Your failure to grasp the need of including language education for children at their developmental age, is rather understandable given that you probably were not raised with such balance in mind by those who educated you.
Learning a language should not be just for future economical advantage (i.e., learning Chinese, Spanish or Japanese). The mandate for learning a language in school should always start 'local' and move towards global requirements. The more languages we all speak, the better we all would be!
Children who live in Guam, regardless of race and ethnicity, should be required to learn, even if it be at a rudimentary level — the native language of where they live. This allows them to understand Guam's culture well-beyond what's written in history books. The ability to converse with Chamorro elders (relative or not), the ability to have a sense of unity (remember language connects people), with native residents shows respect to the host ... and in return, the host will show respect to its 'guests'.
No other country has a problem understanding my point above, then perhaps the United States of America. Why? Simple, really... Because America is a true melting pot of different cultures. Ironically, for this reason, the modern American, although patriotic, still needs to harness their roots from their family's own origins, while being American.
This is why many people in the United States feel the need to label themselves as African-American, Chinese-American, Irish-American, French-American, Japanese-American and so on ... rather than just being 'AMERICAN.' The only American that really needs no prefix is of course the original Americans - the native indians (AMERICAN-Indians).
Chuck, I'm almost done ... keep reading ...
With regard to the recommendation that children learn a 'dead' computer language over the so-called dead Chamorro language, I fully understood your intended sarcasm, but even sarcasm needs to make sense to show the implied wit behind it!

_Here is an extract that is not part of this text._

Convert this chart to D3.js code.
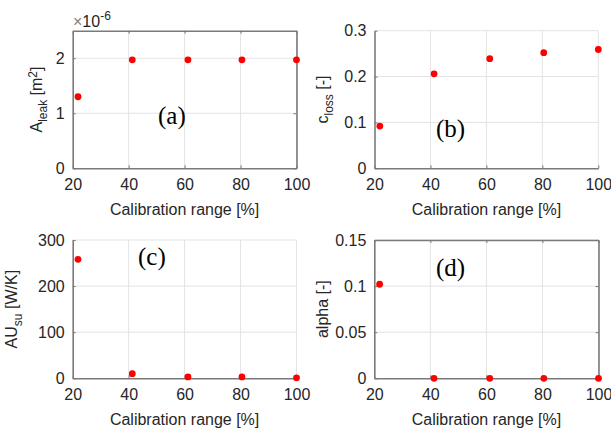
<!DOCTYPE html>
<html>
<head>
<meta charset="utf-8">
<script src="https://cdn.jsdelivr.net/npm/d3@7"></script>
<style>
  body { margin: 0; background: #fff; }
  svg { display: block; font-family: "Liberation Sans", Arial, Helvetica, sans-serif; }
</style>
</head>
<body>
<svg id="chart" width="611" height="429"></svg>
<script>
// データ
var calRange = [21.9, 41.3, 61.2, 80.5, 100];
var aLeak = [1.30e-6, 1.97e-6, 1.97e-6, 1.97e-6, 1.97e-6];
var cLoss = [0.092, 0.206, 0.239, 0.252, 0.259];
var auSu = [258, 10, 3, 3, 1];
var alpha = [0.102, 0, 0, 0, 0];
var xTicks = [20, 40, 60, 80, 100];

var panels = [
  { id: "a", values: aLeak, yMax: 2.5e-6, yTicks: [0, 1e-6, 2e-6], box: true,
    fmt: (v) => String(Math.round(v * 1e6)),
    label: [["A", 0], ["leak", 1], [" [m", 0], ["2", -1], ["]", 0]],
    rect: [72.7, 296.5, 30.7, 168.3], labelX: 41.5, tag: [158, 124] },
  { id: "b", values: cLoss, yMax: 0.3, yTicks: [0, 0.1, 0.2, 0.3], box: false,
    fmt: d3.format("~g"),
    label: [["c", 0], ["loss", 1], [" [-]", 0]],
    rect: [374.5, 598.3, 30.7, 168.3], labelX: 327.5, tag: [436, 137] },
  { id: "c", values: auSu, yMax: 300, yTicks: [0, 100, 200, 300], box: false,
    fmt: d3.format("~g"),
    label: [["AU", 0], ["su", 1], [" [W/K]", 0]],
    rect: [72.7, 296.5, 240, 378.3], labelX: 16.7, tag: [138, 265] },
  { id: "d", values: alpha, yMax: 0.15, yTicks: [0, 0.05, 0.1, 0.15], box: true,
    fmt: d3.format("~g"),
    label: [["alpha [-]", 0]],
    rect: [374.3, 598.5, 240, 378.3], labelX: 327.5, tag: [436, 276] }
];

var svg = d3.select("#chart");
var axisColor = "#7a7a7a";
var textColor = "#262626";
var gridColor = "#e3e3e3";

panels.forEach((p) => {
  var x = d3.scaleLinear().domain([20, 100]).range([p.rect[0], p.rect[1]]);
  var y = d3.scaleLinear().domain([0, p.yMax]).range([p.rect[3], p.rect[2]]);
  var g = svg.append("g").attr("class", `panel-${p.id}`);

  // グリッド
  g.selectAll(".gx").data(xTicks.slice(1)).enter().append("line")
    .attr("x1", (d) => x(d)).attr("x2", (d) => x(d))
    .attr("y1", y(0)).attr("y2", y(p.yMax))
    .attr("stroke", gridColor).attr("stroke-width", 1);
  g.selectAll(".gy").data(p.yTicks.slice(1)).enter().append("line")
    .attr("x1", x(20)).attr("x2", x(100))
    .attr("y1", (d) => y(d)).attr("y2", (d) => y(d))
    .attr("stroke", gridColor).attr("stroke-width", 1);

  // 軸
  var xAxis = g.append("g").attr("transform", `translate(0,${y(0)})`)
    .call(d3.axisBottom(x).tickValues(xTicks).tickSizeInner(-3).tickSizeOuter(0).tickPadding(10));
  var yAxis = g.append("g").attr("transform", `translate(${x(20)},0)`)
    .call(d3.axisLeft(y).tickValues(p.yTicks).tickFormat(p.fmt).tickSizeInner(-3).tickSizeOuter(0).tickPadding(8));
  if (p.box) {
    g.append("g").attr("transform", `translate(0,${y(p.yMax)})`)
      .call(d3.axisTop(x).tickValues(xTicks).tickFormat("").tickSizeInner(-3).tickSizeOuter(0));
    g.append("g").attr("transform", `translate(${x(100)},0)`)
      .call(d3.axisRight(y).tickValues(p.yTicks).tickFormat("").tickSizeInner(-3).tickSizeOuter(0));
  }
  g.selectAll(".domain").attr("stroke", axisColor).attr("stroke-width", 1.6);
  g.selectAll(".tick line").attr("stroke", axisColor).attr("stroke-width", 1);
  g.selectAll(".tick text").attr("fill", textColor).attr("font-size", 16)
    .attr("font-family", "Liberation Sans, Arial, sans-serif");
  xAxis.selectAll(".tick text").attr("dy", "0.71em");

  // 軸ラベル
  g.append("text")
    .attr("x", (p.rect[0] + p.rect[1]) / 2).attr("y", p.rect[3] + 46.5)
    .attr("text-anchor", "middle").attr("font-size", 16).attr("fill", textColor)
    .text("Calibration range [%]");
  var yl = g.append("text")
    .attr("transform", `translate(${p.labelX},${(p.rect[2] + p.rect[3]) / 2}) rotate(-90)`)
    .attr("text-anchor", "middle").attr("font-size", 16).attr("fill", textColor);
  var prev = 0;
  p.label.forEach((part) => {
    var shift = part[1] * 5;
    yl.append("tspan").attr("dy", shift - prev)
      .attr("font-size", part[1] === 0 ? 16 : 12).text(part[0]);
    prev = shift;
  });

  // 点
  g.selectAll("circle").data(p.values).enter().append("circle")
    .attr("cx", (d, i) => x(calRange[i])).attr("cy", (d) => y(d))
    .attr("r", 3.4).attr("fill", "#ff0000");

  // 注記
  g.append("text").attr("x", p.tag[0]).attr("y", p.tag[1])
    .attr("font-family", "Liberation Serif, Times New Roman, serif")
    .attr("font-size", 25).attr("fill", "#000").text(`(${p.id})`);
});

// 指数表示
var expo = svg.append("text").attr("x", 73).attr("y", 26.5)
  .attr("font-size", 16).attr("fill", textColor);
expo.append("tspan").attr("fill", "#808080").text("\u00d7");
expo.append("tspan").text("10");
expo.append("tspan").attr("dy", -7).attr("font-size", 12).text("-6");
</script>
</body>
</html>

Although computer languages are also a manmade, it is not a language that people speak to one another. We are not machines. An obsolete computer language (i.e., Basic), does nothing for a child, whereas perhaps learning Latin (your so called other dead language) can allow a child to read the works of early books and philosophies in its native and true form. I mean, wouldn't we all want to read the book of Nostradamus in his own words (Latin)? I would. Instead, I am forced to accept the English, translated version. What does an antiquated computer language such as DOS or Fortran get me? Nothing ... except, perhaps keep me unemployed as computer programmer.

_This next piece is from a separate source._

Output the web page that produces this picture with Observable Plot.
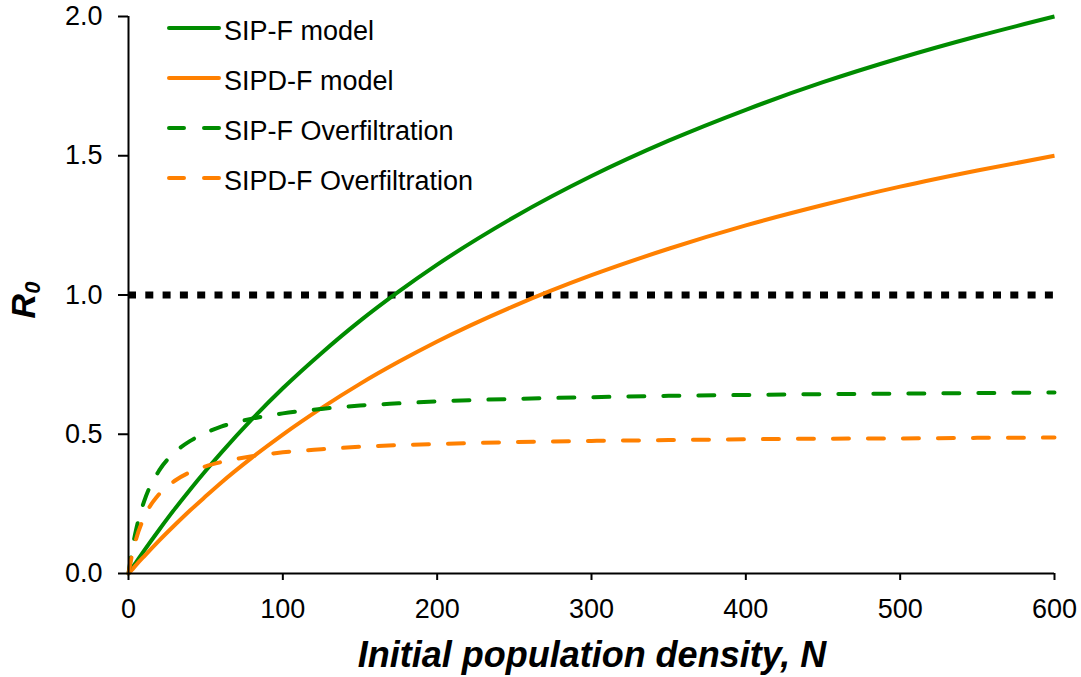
<!DOCTYPE html>
<html>
<head>
<meta charset="utf-8">
<script src="https://cdn.jsdelivr.net/npm/d3@7"></script>
<script src="https://cdn.jsdelivr.net/npm/@observablehq/plot@0.6"></script>
<style>
  body { margin: 0; background: #fff; }
  #wrap { position: relative; width: 1081px; height: 677px; font-family: "Liberation Sans", Arial, sans-serif; }
  #legend { position: absolute; left: 166px; top: 3px; }
  .lg { display: flex; align-items: center; height: 50px; font-size: 27px; color: #000; }
  .lg svg { margin-right: 2px; }
  .lg span { padding-top: 6px; }
</style>
</head>
<body>
<div id="wrap"></div>
<script>
// Initial population density N
const densities = [0, 2, 5, 10, 20, 30, 40, 50, 60, 80, 100, 125, 150, 175, 200, 250, 300, 350, 400, 450, 500, 550, 600];
// R0 values
const sipfModel = [0, 0.017, 0.041, 0.081, 0.158, 0.232, 0.302, 0.369, 0.433, 0.554, 0.665, 0.791, 0.907, 1.012, 1.109, 1.280, 1.427, 1.554, 1.665, 1.764, 1.851, 1.929, 2.000];
const sipdfModel = [0, 0.012, 0.031, 0.061, 0.119, 0.174, 0.227, 0.277, 0.326, 0.416, 0.499, 0.594, 0.681, 0.760, 0.833, 0.961, 1.071, 1.166, 1.250, 1.323, 1.389, 1.447, 1.500];
const sipfOver = [0, 0.074, 0.159, 0.257, 0.371, 0.435, 0.476, 0.505, 0.527, 0.556, 0.575, 0.591, 0.603, 0.611, 0.618, 0.627, 0.633, 0.638, 0.641, 0.644, 0.646, 0.648, 0.650];
const sipdfOver = [0, 0.059, 0.125, 0.200, 0.286, 0.333, 0.364, 0.385, 0.400, 0.421, 0.435, 0.446, 0.455, 0.461, 0.465, 0.472, 0.476, 0.479, 0.482, 0.484, 0.485, 0.487, 0.488];
const threshold = [1];
const xTicks = [0, 100, 200, 300, 400, 500, 600];
const yTicks = [0, 0.5, 1.0, 1.5, 2.0];

const seriesNames = ["SIP-F model", "SIPD-F model", "SIP-F Overfiltration", "SIPD-F Overfiltration"];
const seriesValues = [sipfModel, sipdfModel, sipfOver, sipdfOver];
const seriesColors = ["#008c00", "#ff8000", "#008c00", "#ff8000"];
const seriesDashed = [false, false, true, true];

const tables = seriesValues.map(vals => densities.map((n, i) => ({n, r: vals[i]})));

const marks = [
  Plot.ruleY(threshold, {stroke: "#000", strokeWidth: 7, strokeDasharray: "8,9.3"}),
];
tables.forEach((t, i) => {
  marks.push(Plot.line(t, {
    x: "n", y: "r", stroke: seriesColors[i], strokeWidth: 4, curve: "monotone-x",
    strokeDasharray: seriesDashed[i] ? "16,19" : null,
    strokeLinecap: seriesDashed[i] ? "round" : "butt"
  }));
});
marks.push(
  Plot.axisX({ticks: xTicks, tickSize: 7, tickPadding: 18, tickFormat: d => String(d), fontSize: 27, label: null, stroke: "#000", strokeWidth: 2}),
  Plot.axisY({ticks: yTicks, tickSize: 10, tickPadding: 16, tickFormat: d3.format(".1f"), fontSize: 27, label: null, stroke: "#000", strokeWidth: 2}),
  Plot.ruleX([0], {stroke: "#000", strokeWidth: 2}),
  Plot.ruleY([0], {stroke: "#000", strokeWidth: 2})
);

const chart = Plot.plot({
  width: 1081,
  height: 677,
  marginLeft: 128,
  marginRight: 27,
  marginTop: 16,
  marginBottom: 104,
  style: {fontFamily: "'Liberation Sans', Arial, sans-serif", color: "#000", background: "#fff", overflow: "visible"},
  x: {domain: [0, 600]},
  y: {domain: [0, 2]},
  marks
});

const svg = d3.select(chart);
svg.selectAll("[aria-label='x-axis tick label'] text, [aria-label='y-axis tick label'] text").attr("fill", "#000");

// Axis titles
svg.append("text")
  .attr("x", 592).attr("y", 667)
  .attr("text-anchor", "middle")
  .attr("font-size", 36).attr("font-weight", "bold").attr("font-style", "italic")
  .attr("font-family", "'Liberation Sans', Arial, sans-serif")
  .attr("fill", "#000")
  .text("Initial population density, N");

const yt = svg.append("text")
  .attr("transform", "translate(35,300) rotate(-90)")
  .attr("text-anchor", "middle")
  .attr("font-size", 34).attr("font-weight", "bold").attr("font-style", "italic")
  .attr("font-family", "'Liberation Sans', Arial, sans-serif")
  .attr("fill", "#000");
yt.append("tspan").text("R");
yt.append("tspan").attr("font-size", 22).attr("dy", 5).text("0");

const wrap = document.getElementById("wrap");
wrap.appendChild(chart);

// Legend
const legend = document.createElement("div");
legend.id = "legend";
seriesNames.forEach((name, i) => {
  const row = document.createElement("div");
  row.className = "lg";
  const dash = seriesDashed[i] ? 'stroke-dasharray="15,20" stroke-linecap="round"' : 'stroke-linecap="round"';
  row.innerHTML = `<svg width="56" height="10"><line x1="3" y1="5" x2="53" y2="5" stroke="${seriesColors[i]}" stroke-width="4" ${dash}/></svg><span>${name}</span>`;
  legend.appendChild(row);
});
wrap.appendChild(legend);
</script>
</body>
</html>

Learning his or her native language or in the case of all Guam students, learning the native tongue of where they live, regardless of their own ethnic background (or future need) is truly beneficial for their overall development. We should encourage balanced spending to promote language and other academics, not use the lack of budget, as the reason to take them away.
Chuck, in the future, use analogies to make a compelling point — not red herrings. Children don't need to learn how to live in caves, but they certainly can learn to say "thank you" or "you're welcome" in Chamorro.
In closing ...
It would have been far simpler to call you an idiot at the very beginning of my letter, but clearly you are not, an idiot. After all, you articulated and pragmatically explained your position. So it was only fair for me to do the same to counter your mis-guided opinion with response just as pragmatic and hopefully, articulate.
So, there you go — You are NOT an idiot, rather — just ignorant.
You can fix ignorance. We all can. Good luck doing it.
:D That one made me smile! Saina ma'ase, Kaz.